In your copy, leave out the pictures; write out all the data exactly.

----------

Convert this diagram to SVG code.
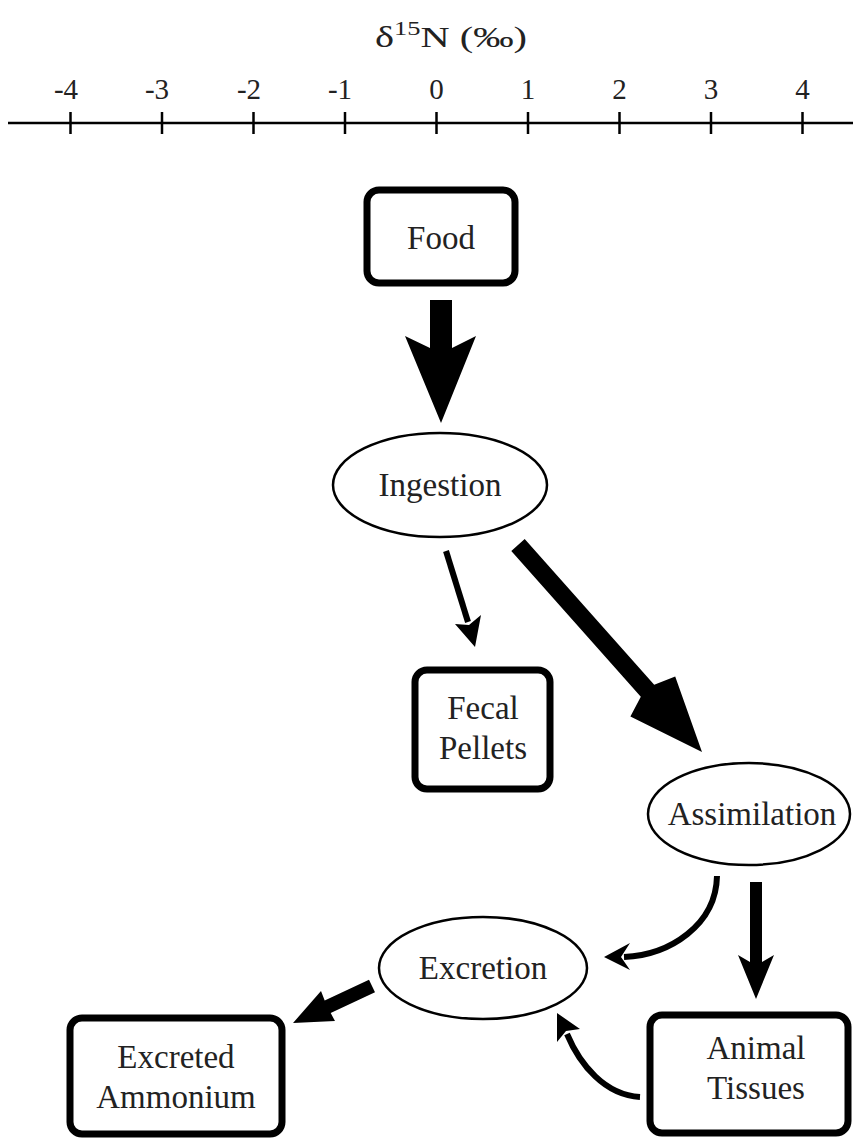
<svg xmlns="http://www.w3.org/2000/svg" width="853" height="1139" viewBox="0 0 853 1139">
<style>
.box{fill:#fff;stroke:#000;stroke-width:7}
.ell{fill:#fff;stroke:#000;stroke-width:2.5}
.t{font-family:"Liberation Serif","Times New Roman",serif;font-size:33px;fill:#222;text-anchor:middle}
.ax{font-family:"Liberation Serif","Times New Roman",serif;font-size:29px;fill:#222;text-anchor:middle}
.ln{fill:none;stroke:#000;stroke-width:6}
.tick{stroke:#000;stroke-width:2.5}
</style>
<rect width="853" height="1139" fill="#fff"/>
<g id="axis">
<text class="ax" x="451" y="47" font-size="32" textLength="152" lengthAdjust="spacingAndGlyphs">δ<tspan font-size="19" dy="-12">15</tspan><tspan dy="12">N (‰)</tspan></text>
<line x1="8" y1="123" x2="853" y2="123" class="tick"/>
<g class="tick">
<line x1="70.5" y1="112" x2="70.5" y2="134"/>
<line x1="162" y1="112" x2="162" y2="134"/>
<line x1="253.5" y1="112" x2="253.5" y2="134"/>
<line x1="345" y1="112" x2="345" y2="134"/>
<line x1="436.5" y1="112" x2="436.5" y2="134"/>
<line x1="528" y1="112" x2="528" y2="134"/>
<line x1="619.5" y1="112" x2="619.5" y2="134"/>
<line x1="711" y1="112" x2="711" y2="134"/>
<line x1="802.5" y1="112" x2="802.5" y2="134"/>
</g>
<text class="ax" x="66" y="99">-4</text>
<text class="ax" x="157" y="99">-3</text>
<text class="ax" x="249" y="99">-2</text>
<text class="ax" x="340" y="99">-1</text>
<text class="ax" x="436.5" y="99">0</text>
<text class="ax" x="528" y="99">1</text>
<text class="ax" x="619.5" y="99">2</text>
<text class="ax" x="711" y="99">3</text>
<text class="ax" x="802.5" y="99">4</text>
</g>
<g id="connectors">
<polygon points="430,300 452,300 452,348 476,336 441,423 405,336 430,348"/>
<line class="ln" x1="446" y1="551" x2="468" y2="622"/>
<polygon points="475,647 481,615 469,625 455,624"/>
<polygon points="524.7,539 654.2,684.7 675.2,676.6 702,752 630.4,716.6 640.8,696.7 511.3,551"/>
<path class="ln" d="M717,876 C716,925 670,955 624,957"/>
<polygon points="604,957 630,943 621,957 630,970"/>
<polygon points="750,882 762,882 762,962 774,955 756,999 738,955 750,962"/>
<path class="ln" d="M640,1097 C605,1095 580,1065 567,1034"/>
<polygon points="557,1013 580,1029 566,1031 557,1042"/>
<polygon points="375,992.3 330.7,1013.1 335,1021 293,1023 321,991 324.7,1000.5 369,979.7"/>
</g>
<g id="food">
<rect class="box" x="367" y="190" width="148" height="93" rx="12"/>
<text class="t" x="441" y="249">Food</text>
</g>
<g id="ingestion">
<ellipse class="ell" cx="440" cy="485" rx="107" ry="52"/>
<text class="t" x="440" y="496">Ingestion</text>
</g>
<g id="fecal">
<rect class="box" x="415" y="670" width="135" height="119" rx="12"/>
<text class="t" x="483" y="719">Fecal</text>
<text class="t" x="483" y="759">Pellets</text>
</g>
<g id="assimilation">
<ellipse class="ell" cx="749" cy="814" rx="101" ry="51"/>
<text class="t" x="752" y="825">Assimilation</text>
</g>
<g id="excretion">
<ellipse class="ell" cx="483" cy="968" rx="104" ry="51"/>
<text class="t" x="483" y="979">Excretion</text>
</g>
<g id="tissues">
<rect class="box" x="650" y="1015" width="198" height="118" rx="12"/>
<text class="t" x="756" y="1059">Animal</text>
<text class="t" x="756" y="1099">Tissues</text>
</g>
<g id="ammonium">
<rect class="box" x="70" y="1018" width="212" height="116" rx="12"/>
<text class="t" x="176" y="1068">Excreted</text>
<text class="t" x="176" y="1108">Ammonium</text>
</g>
</svg>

----------

● Task response:
Convert this diagram to SVG code.
<svg xmlns="http://www.w3.org/2000/svg" width="853" height="1139" viewBox="0 0 853 1139">
<style>
.box{fill:#fff;stroke:#000;stroke-width:7}
.ell{fill:#fff;stroke:#000;stroke-width:2.5}
.t{font-family:"Liberation Serif","Times New Roman",serif;font-size:33px;fill:#222;text-anchor:middle}
.ax{font-family:"Liberation Serif","Times New Roman",serif;font-size:29px;fill:#222;text-anchor:middle}
.ln{fill:none;stroke:#000;stroke-width:6}
.tick{stroke:#000;stroke-width:2.5}
</style>
<rect width="853" height="1139" fill="#fff"/>
<g id="axis">
<text class="ax" x="451" y="47" font-size="32" textLength="152" lengthAdjust="spacingAndGlyphs">δ<tspan font-size="19" dy="-12">15</tspan><tspan dy="12">N (‰)</tspan></text>
<line x1="8" y1="123" x2="853" y2="123" class="tick"/>
<g class="tick">
<line x1="70.5" y1="112" x2="70.5" y2="134"/>
<line x1="162" y1="112" x2="162" y2="134"/>
<line x1="253.5" y1="112" x2="253.5" y2="134"/>
<line x1="345" y1="112" x2="345" y2="134"/>
<line x1="436.5" y1="112" x2="436.5" y2="134"/>
<line x1="528" y1="112" x2="528" y2="134"/>
<line x1="619.5" y1="112" x2="619.5" y2="134"/>
<line x1="711" y1="112" x2="711" y2="134"/>
<line x1="802.5" y1="112" x2="802.5" y2="134"/>
</g>
<text class="ax" x="66" y="99">-4</text>
<text class="ax" x="157" y="99">-3</text>
<text class="ax" x="249" y="99">-2</text>
<text class="ax" x="340" y="99">-1</text>
<text class="ax" x="436.5" y="99">0</text>
<text class="ax" x="528" y="99">1</text>
<text class="ax" x="619.5" y="99">2</text>
<text class="ax" x="711" y="99">3</text>
<text class="ax" x="802.5" y="99">4</text>
</g>
<g id="connectors">
<polygon points="430,300 452,300 452,348 476,336 441,423 405,336 430,348"/>
<line class="ln" x1="446" y1="551" x2="468" y2="622"/>
<polygon points="475,647 481,615 469,625 455,624"/>
<polygon points="524.7,539 654.2,684.7 675.2,676.6 702,752 630.4,716.6 640.8,696.7 511.3,551"/>
<path class="ln" d="M717,876 C716,925 670,955 624,957"/>
<polygon points="604,957 630,943 621,957 630,970"/>
<polygon points="750,882 762,882 762,962 774,955 756,999 738,955 750,962"/>
<path class="ln" d="M640,1097 C605,1095 580,1065 567,1034"/>
<polygon points="557,1013 580,1029 566,1031 557,1042"/>
<polygon points="375,992.3 330.7,1013.1 335,1021 293,1023 321,991 324.7,1000.5 369,979.7"/>
</g>
<g id="food">
<rect class="box" x="367" y="190" width="148" height="93" rx="12"/>
<text class="t" x="441" y="249">Food</text>
</g>
<g id="ingestion">
<ellipse class="ell" cx="440" cy="485" rx="107" ry="52"/>
<text class="t" x="440" y="496">Ingestion</text>
</g>
<g id="fecal">
<rect class="box" x="415" y="670" width="135" height="119" rx="12"/>
<text class="t" x="483" y="719">Fecal</text>
<text class="t" x="483" y="759">Pellets</text>
</g>
<g id="assimilation">
<ellipse class="ell" cx="749" cy="814" rx="101" ry="51"/>
<text class="t" x="752" y="825">Assimilation</text>
</g>
<g id="excretion">
<ellipse class="ell" cx="483" cy="968" rx="104" ry="51"/>
<text class="t" x="483" y="979">Excretion</text>
</g>
<g id="tissues">
<rect class="box" x="650" y="1015" width="198" height="118" rx="12"/>
<text class="t" x="756" y="1059">Animal</text>
<text class="t" x="756" y="1099">Tissues</text>
</g>
<g id="ammonium">
<rect class="box" x="70" y="1018" width="212" height="116" rx="12"/>
<text class="t" x="176" y="1068">Excreted</text>
<text class="t" x="176" y="1108">Ammonium</text>
</g>
</svg>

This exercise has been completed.